India’s ‘Butterfly Generation’ and the culture of change

GlobalPost

Palash Mehrotra's book on the metamorphosis of India's youth, the Butterfly Generation, is a nonfiction novel in the tradition of Hunter Thompson and Tom Wolfe, which may explain the bemusement with which it has been received by most Indian reviewers.  Narrative nonfiction is a genre that is only just coming into its own here, with book's like Mehrotra's and a handful of others.

Billed as "a personal journey into the passions and follies of India's technicolor youth," Butterfly is a hilarious and eye-opening look at an India that none of the countless books about the country's "rise" have explored, or even known to exist (think Edward Luce's In Spite of the Gods, for instance).  It's a book about subcultures, and the underground, and as such Palash says that a good number of the responses have been along the lines of "but I don't know anybody who does MDMA."

(Full disclosure: Palash became an instant drinking buddy a few weeks back, after an interview about his teaching career at the posh Doon boarding school devolved precipitously).

That's a shame, because like the New Journalists he's emulating, Palash has a gift for infiltrating the underground and capturing its personalities. And these are people who just might represent "the new India" — or its avant garde — more completely than the spirited office drones depicted in the more staid books preoccupied with India as a "market" or a "spiritual" or "ancient" place.  (I have to emphasize: Butterfly is also charming and funny, more so when you realize that Palash is a sort of anti-cool anti-hero: "Some people don't get that this is basically a book about me going into different places and making a fool of myself," he told me, not long before he launched into his signature stumbling-and-falling freestyle singing routine, a sort of Bob Dylan-meets-Wyclef).

Consider some of these chapters:

"Captain Andy" describes a pilot who got into the industry when Air India was the only carrier and getting a job at all was risky, who now is at the top of the world because pilots are in heavy demand.  So far, just like all the books about the New India.  But what Palash's story is about is Captain Andy's after-work life, where, among other things, he's become preoccupied with vacations at international clothing optional resorts.  "Sometimes, any returns from a trip disappointed. Like when he comes back from the carnival in Rio. He complains about the poverty, slums, nightclubs with no air-conditioning and concludes angrily, 'What a let-down. Just like India.'"  (One reviewer was correct in pointing out that Palash does have a tendency toward a kind of pat summation at the end of his sketches, which oversimplifies and undercuts his keen emotional observations).

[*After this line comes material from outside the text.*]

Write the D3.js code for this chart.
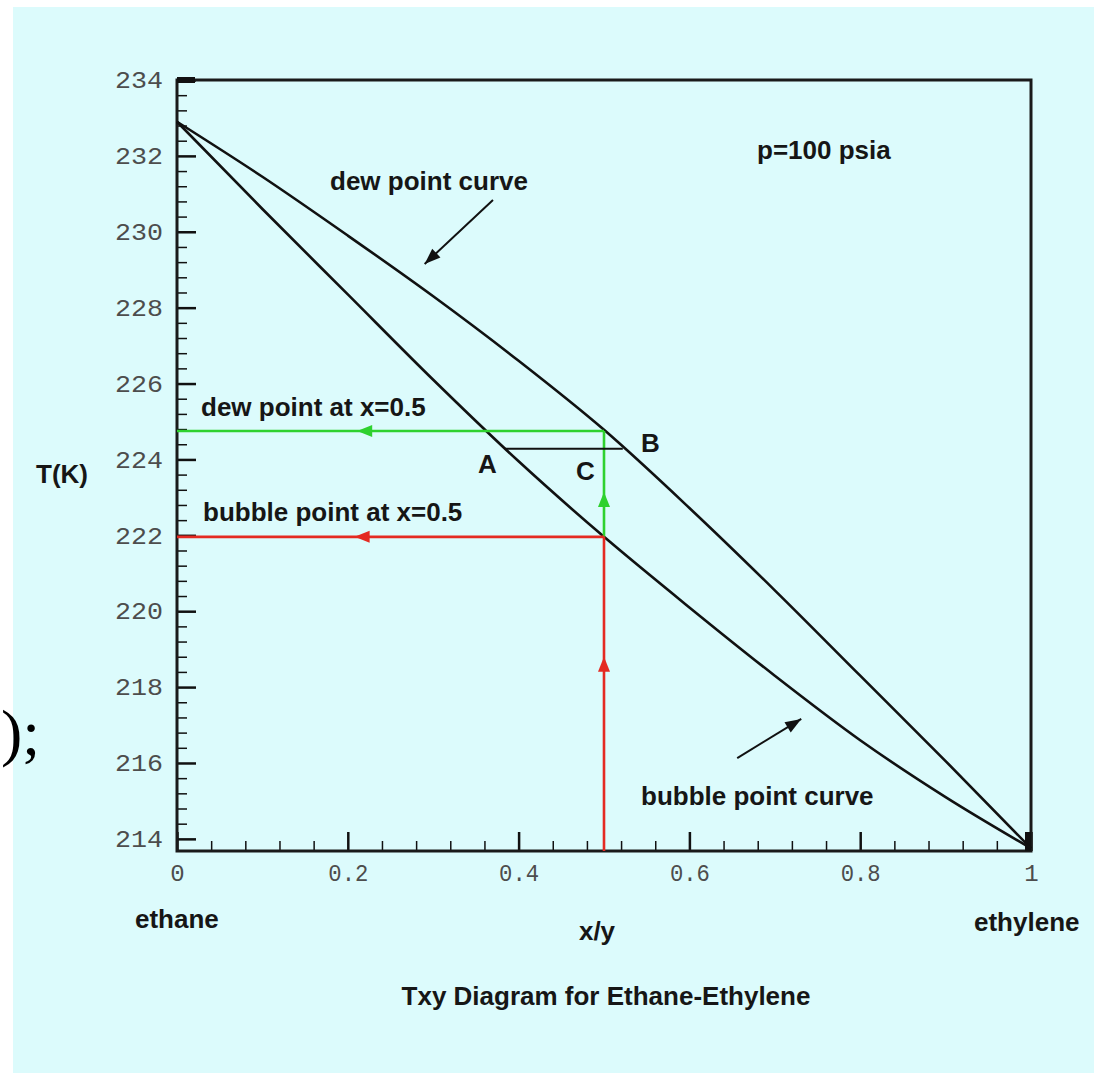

"Versova Scriptwriters" gives an insider's take on the Bombay screenwriting business from the point of view of struggling writers and actors like Amit and Raghav, who are adapting 'The Italian Job' for an Indian audience, but also the denizens of Colaba's grungy flophouses, like a Ukrainian call girl who lives in a hotel room with her boyfriend and three children — coming in and out all night to change outfits between customers.  "The constantly scurrying hotel staff desultorily pats them on their heads sometimes, while the man sits and drinks, and drinks, until it gets too much, and he falls down with a huge crash. This happens every night. The staff come running, help him to his knees, while the children look on goggle-eyed. The hotel has common bathrooms and toilets and I often see the man shuffling to the loo down the corridor in his underwear, the pants around his ankles hindering his movement. He looks like he's taking part in a school sack race and I'm worried he's going to topple over and fall flat on his face, but he doesn't."

"Wheeler Dealer" tells the stoy of Nandu, an autorickshaw in Dehra Dun (the small town that is home to the prestigious Doon boarding school where Palash taught English for awhile).  "Nandu is so much more than just an autorickshaw driver.  I call him super-fly automan.  He is a hustler, an illegitimate supermarket on wheels and a sleazeball par excellence," Palash writes.  He gets closer to Nandu's heart than I'd have imagined possible for a 'posh' English speaking Indian (Palash is the product of India's St. Stephen's College and England's Oxford University) — we learn about his sexual proclivities (watching porn with his wife, among other things), his dreams, his crimes, and his understanding of the modern India.  It's brilliant source material for everybody from the guys trying to sell soap to the would-be screen writers in Versova. 

Palash is a sociologist by training as well as a novelist / story writer, and he brings the scientist's eye for trends and the novelist's feel for emotional significance to the book — which in the end is impossible to summarize.  I feel like I've given it short shrift in picking out the three chapters above, at random, and I'm not sure that I've captured how funny and engaging Palash is as the narrator and bumbling hero.  (He's at his weakest when he abandons character sketches for relatively lightweight analytical essays in the book's second half).

Suffice to say this: I have not read an "India book" in at least five years, because India is my job, and I want to get away from it when I'm off the clock.  But I'm burning through this one, laughing all the way.